- [Provided material]:
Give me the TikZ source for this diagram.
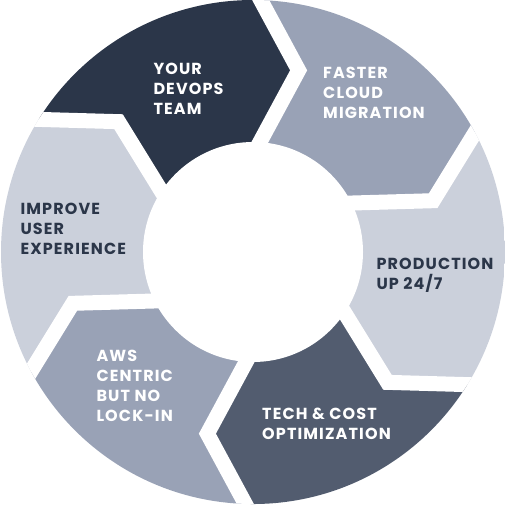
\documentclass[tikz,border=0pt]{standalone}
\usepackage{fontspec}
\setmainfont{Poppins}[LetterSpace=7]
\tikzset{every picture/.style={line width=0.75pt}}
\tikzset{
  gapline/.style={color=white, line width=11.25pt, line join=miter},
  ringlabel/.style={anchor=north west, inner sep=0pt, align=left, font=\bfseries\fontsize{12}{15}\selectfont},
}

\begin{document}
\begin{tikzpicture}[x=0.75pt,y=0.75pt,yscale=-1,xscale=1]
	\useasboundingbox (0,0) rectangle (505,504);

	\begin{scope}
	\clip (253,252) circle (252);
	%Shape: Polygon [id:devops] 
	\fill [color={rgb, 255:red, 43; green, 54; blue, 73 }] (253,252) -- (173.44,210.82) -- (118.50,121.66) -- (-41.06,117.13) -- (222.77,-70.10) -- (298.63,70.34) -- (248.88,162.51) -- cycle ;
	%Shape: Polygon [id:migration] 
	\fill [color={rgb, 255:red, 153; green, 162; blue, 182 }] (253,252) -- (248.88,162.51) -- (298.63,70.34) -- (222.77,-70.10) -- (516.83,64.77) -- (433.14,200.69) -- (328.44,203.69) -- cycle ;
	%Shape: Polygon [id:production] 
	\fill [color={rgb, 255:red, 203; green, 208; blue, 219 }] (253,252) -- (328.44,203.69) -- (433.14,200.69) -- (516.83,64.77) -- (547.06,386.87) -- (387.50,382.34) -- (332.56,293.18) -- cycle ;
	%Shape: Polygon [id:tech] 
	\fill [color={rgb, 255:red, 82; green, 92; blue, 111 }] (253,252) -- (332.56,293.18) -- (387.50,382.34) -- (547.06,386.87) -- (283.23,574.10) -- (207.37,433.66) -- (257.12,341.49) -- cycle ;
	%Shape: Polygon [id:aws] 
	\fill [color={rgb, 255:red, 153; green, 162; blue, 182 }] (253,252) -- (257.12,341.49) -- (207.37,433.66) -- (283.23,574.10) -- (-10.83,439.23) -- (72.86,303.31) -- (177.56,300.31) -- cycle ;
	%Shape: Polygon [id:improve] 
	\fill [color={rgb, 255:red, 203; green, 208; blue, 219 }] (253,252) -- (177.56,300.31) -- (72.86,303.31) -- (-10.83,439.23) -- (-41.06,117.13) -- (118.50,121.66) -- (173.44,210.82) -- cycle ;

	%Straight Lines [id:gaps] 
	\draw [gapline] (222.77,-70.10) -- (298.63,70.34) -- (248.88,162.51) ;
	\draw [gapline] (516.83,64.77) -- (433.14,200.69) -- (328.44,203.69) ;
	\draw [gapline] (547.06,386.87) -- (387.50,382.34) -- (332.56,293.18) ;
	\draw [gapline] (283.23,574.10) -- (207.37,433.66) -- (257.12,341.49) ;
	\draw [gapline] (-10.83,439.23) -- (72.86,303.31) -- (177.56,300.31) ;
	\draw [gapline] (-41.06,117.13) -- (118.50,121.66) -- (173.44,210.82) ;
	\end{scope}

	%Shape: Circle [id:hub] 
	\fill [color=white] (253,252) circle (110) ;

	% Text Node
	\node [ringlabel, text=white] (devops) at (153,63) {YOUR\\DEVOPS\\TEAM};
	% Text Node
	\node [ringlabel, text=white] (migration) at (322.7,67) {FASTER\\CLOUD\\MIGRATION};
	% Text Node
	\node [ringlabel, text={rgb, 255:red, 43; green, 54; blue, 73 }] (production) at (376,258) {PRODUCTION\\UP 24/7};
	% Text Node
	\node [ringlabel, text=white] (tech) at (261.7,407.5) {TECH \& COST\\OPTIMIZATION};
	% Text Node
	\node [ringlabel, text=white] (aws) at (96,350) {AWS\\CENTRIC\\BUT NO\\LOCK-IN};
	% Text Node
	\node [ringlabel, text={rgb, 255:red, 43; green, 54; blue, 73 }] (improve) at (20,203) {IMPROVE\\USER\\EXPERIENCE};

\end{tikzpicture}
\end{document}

- [Given problem]:
Your task is to return the lines above, from the first one up to and including the line containing "(0,0) rectangle (505,504);", minus any pictures.

- [Finished task]:
Give me the TikZ source for this diagram.
\documentclass[tikz,border=0pt]{standalone}
\usepackage{fontspec}
\setmainfont{Poppins}[LetterSpace=7]
\tikzset{every picture/.style={line width=0.75pt}}
\tikzset{
  gapline/.style={color=white, line width=11.25pt, line join=miter},
  ringlabel/.style={anchor=north west, inner sep=0pt, align=left, font=\bfseries\fontsize{12}{15}\selectfont},
}

\begin{document}
\begin{tikzpicture}[x=0.75pt,y=0.75pt,yscale=-1,xscale=1]
	\useasboundingbox (0,0) rectangle (505,504);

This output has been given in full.